# What is needed:
Give every line again exactly as it appears, please, but not the pictures.

# Data segment:
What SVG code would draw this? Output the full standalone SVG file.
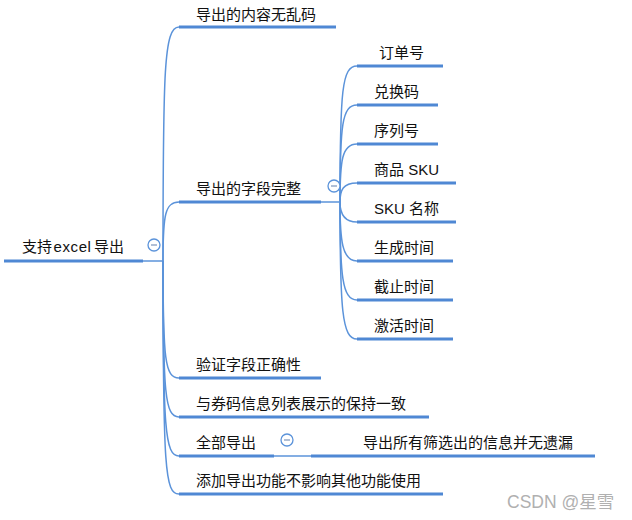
<svg xmlns="http://www.w3.org/2000/svg" width="632" height="520" viewBox="0 0 632 520">
<style>
.t{font-family:"Liberation Sans","Noto Sans CJK SC",sans-serif;font-size:15px;fill:#111}
.u{stroke:#4f88d4;stroke-width:3.2;fill:none}
.c{stroke:#5b93da;stroke-width:1.5;fill:none}
.btn circle{fill:#fff;stroke:#5b93da;stroke-width:1.3}
.btn line{stroke:#8fa4c4;stroke-width:1.4}
.wm{font-family:"Liberation Sans","Noto Sans CJK SC",sans-serif;font-size:17.5px;fill:#b0b0b0}
</style>
<rect width="632" height="520" fill="#fff"/>
<g id="connectors">
<path class="c" d="M143,261 L163,261"/>
<path class="c" d="M163,261 C163,70 164,27 179,27"/>
<path class="c" d="M163,261 C163,215 165,202 179,202"/>
<path class="c" d="M163,261 C163,360 165,378 179,378"/>
<path class="c" d="M163,261 C163,395 165,417 179,417"/>
<path class="c" d="M163,261 C163,430 165,456 179,456"/>
<path class="c" d="M163,261 C163,470 165,494 179,494"/>
<path class="c" d="M321,202 L340,202"/>
<path class="c" d="M340,202 C340,90 342,66 357,66"/>
<path class="c" d="M340,202 C340,125 342,105 357,105"/>
<path class="c" d="M340,202 C340,160 342,144 357,144"/>
<path class="c" d="M340,202 C340,190 343,183 357,183"/>
<path class="c" d="M340,202 C340,212 343,222 357,222"/>
<path class="c" d="M340,202 C340,240 342,261 357,261"/>
<path class="c" d="M340,202 C340,275 342,300 357,300"/>
<path class="c" d="M340,202 C340,310 342,339 357,339"/>
<path class="c" d="M274,456 L311,456"/>
</g>
<g id="root">
<path class="u" d="M4,261 L143,261"/>
<text class="t" x="22" y="252">支持<tspan dx="1.5" letter-spacing="0.6">excel</tspan><tspan dx="2.5">导出</tspan></text>
<g class="btn"><circle cx="154" cy="245" r="6"/><line x1="151" y1="245" x2="157" y2="245"/></g>
</g>
<g id="b1">
<path class="u" d="M179,27 L336,27"/>
<text class="t" x="196" y="19.5">导出的内容无乱码</text>
</g>
<g id="b2">
<path class="u" d="M179,202 L321,202"/>
<text class="t" x="196" y="194">导出的字段完整</text>
<g class="btn"><circle cx="334" cy="186" r="6"/><line x1="331" y1="186" x2="337" y2="186"/></g>
</g>
<g id="s1"><path class="u" d="M357,66 L443,66"/><text class="t" x="379" y="58">订单号</text></g>
<g id="s2"><path class="u" d="M357,105 L438,105"/><text class="t" x="374" y="97">兑换码</text></g>
<g id="s3"><path class="u" d="M357,144 L438,144"/><text class="t" x="374" y="136">序列号</text></g>
<g id="s4"><path class="u" d="M357,183 L456,183"/><text class="t" x="374" y="175">商品 SKU</text></g>
<g id="s5"><path class="u" d="M357,222 L456,222"/><text class="t" x="374" y="214">SKU 名称</text></g>
<g id="s6"><path class="u" d="M357,261 L453,261"/><text class="t" x="374" y="253">生成时间</text></g>
<g id="s7"><path class="u" d="M357,300 L453,300"/><text class="t" x="374" y="292">截止时间</text></g>
<g id="s8"><path class="u" d="M357,339 L453,339"/><text class="t" x="374" y="331">激活时间</text></g>
<g id="b3">
<path class="u" d="M179,378 L321,378"/>
<text class="t" x="196" y="370">验证字段正确性</text>
</g>
<g id="b4">
<path class="u" d="M179,417 L429,417"/>
<text class="t" x="196" y="409">与券码信息列表展示的保持一致</text>
</g>
<g id="b5">
<path class="u" d="M179,456 L274,456"/>
<text class="t" x="196" y="448">全部导出</text>
<g class="btn"><circle cx="287" cy="440" r="6"/><line x1="284" y1="440" x2="290" y2="440"/></g>
</g>
<g id="b5s">
<path class="u" d="M311,456 L595,456"/>
<text class="t" x="363" y="448">导出所有筛选出的信息并无遗漏</text>
</g>
<g id="b6">
<path class="u" d="M179,494 L443,494"/>
<text class="t" x="196" y="486">添加导出功能不影响其他功能使用</text>
</g>
<text class="wm" x="507" y="508">CSDN @星雪</text>
</svg>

# Written solution:
What SVG code would draw this? Output the full standalone SVG file.
<svg xmlns="http://www.w3.org/2000/svg" width="632" height="520" viewBox="0 0 632 520">
<style>
.t{font-family:"Liberation Sans","Noto Sans CJK SC",sans-serif;font-size:15px;fill:#111}
.u{stroke:#4f88d4;stroke-width:3.2;fill:none}
.c{stroke:#5b93da;stroke-width:1.5;fill:none}
.btn circle{fill:#fff;stroke:#5b93da;stroke-width:1.3}
.btn line{stroke:#8fa4c4;stroke-width:1.4}
.wm{font-family:"Liberation Sans","Noto Sans CJK SC",sans-serif;font-size:17.5px;fill:#b0b0b0}
</style>
<rect width="632" height="520" fill="#fff"/>
<g id="connectors">
<path class="c" d="M143,261 L163,261"/>
<path class="c" d="M163,261 C163,70 164,27 179,27"/>
<path class="c" d="M163,261 C163,215 165,202 179,202"/>
<path class="c" d="M163,261 C163,360 165,378 179,378"/>
<path class="c" d="M163,261 C163,395 165,417 179,417"/>
<path class="c" d="M163,261 C163,430 165,456 179,456"/>
<path class="c" d="M163,261 C163,470 165,494 179,494"/>
<path class="c" d="M321,202 L340,202"/>
<path class="c" d="M340,202 C340,90 342,66 357,66"/>
<path class="c" d="M340,202 C340,125 342,105 357,105"/>
<path class="c" d="M340,202 C340,160 342,144 357,144"/>
<path class="c" d="M340,202 C340,190 343,183 357,183"/>
<path class="c" d="M340,202 C340,212 343,222 357,222"/>
<path class="c" d="M340,202 C340,240 342,261 357,261"/>
<path class="c" d="M340,202 C340,275 342,300 357,300"/>
<path class="c" d="M340,202 C340,310 342,339 357,339"/>
<path class="c" d="M274,456 L311,456"/>
</g>
<g id="root">
<path class="u" d="M4,261 L143,261"/>
<text class="t" x="22" y="252">支持<tspan dx="1.5" letter-spacing="0.6">excel</tspan><tspan dx="2.5">导出</tspan></text>
<g class="btn"><circle cx="154" cy="245" r="6"/><line x1="151" y1="245" x2="157" y2="245"/></g>
</g>
<g id="b1">
<path class="u" d="M179,27 L336,27"/>
<text class="t" x="196" y="19.5">导出的内容无乱码</text>
</g>
<g id="b2">
<path class="u" d="M179,202 L321,202"/>
<text class="t" x="196" y="194">导出的字段完整</text>
<g class="btn"><circle cx="334" cy="186" r="6"/><line x1="331" y1="186" x2="337" y2="186"/></g>
</g>
<g id="s1"><path class="u" d="M357,66 L443,66"/><text class="t" x="379" y="58">订单号</text></g>
<g id="s2"><path class="u" d="M357,105 L438,105"/><text class="t" x="374" y="97">兑换码</text></g>
<g id="s3"><path class="u" d="M357,144 L438,144"/><text class="t" x="374" y="136">序列号</text></g>
<g id="s4"><path class="u" d="M357,183 L456,183"/><text class="t" x="374" y="175">商品 SKU</text></g>
<g id="s5"><path class="u" d="M357,222 L456,222"/><text class="t" x="374" y="214">SKU 名称</text></g>
<g id="s6"><path class="u" d="M357,261 L453,261"/><text class="t" x="374" y="253">生成时间</text></g>
<g id="s7"><path class="u" d="M357,300 L453,300"/><text class="t" x="374" y="292">截止时间</text></g>
<g id="s8"><path class="u" d="M357,339 L453,339"/><text class="t" x="374" y="331">激活时间</text></g>
<g id="b3">
<path class="u" d="M179,378 L321,378"/>
<text class="t" x="196" y="370">验证字段正确性</text>
</g>
<g id="b4">
<path class="u" d="M179,417 L429,417"/>
<text class="t" x="196" y="409">与券码信息列表展示的保持一致</text>
</g>
<g id="b5">
<path class="u" d="M179,456 L274,456"/>
<text class="t" x="196" y="448">全部导出</text>
<g class="btn"><circle cx="287" cy="440" r="6"/><line x1="284" y1="440" x2="290" y2="440"/></g>
</g>
<g id="b5s">
<path class="u" d="M311,456 L595,456"/>
<text class="t" x="363" y="448">导出所有筛选出的信息并无遗漏</text>
</g>
<g id="b6">
<path class="u" d="M179,494 L443,494"/>
<text class="t" x="196" y="486">添加导出功能不影响其他功能使用</text>
</g>
<text class="wm" x="507" y="508">CSDN @星雪</text>
</svg>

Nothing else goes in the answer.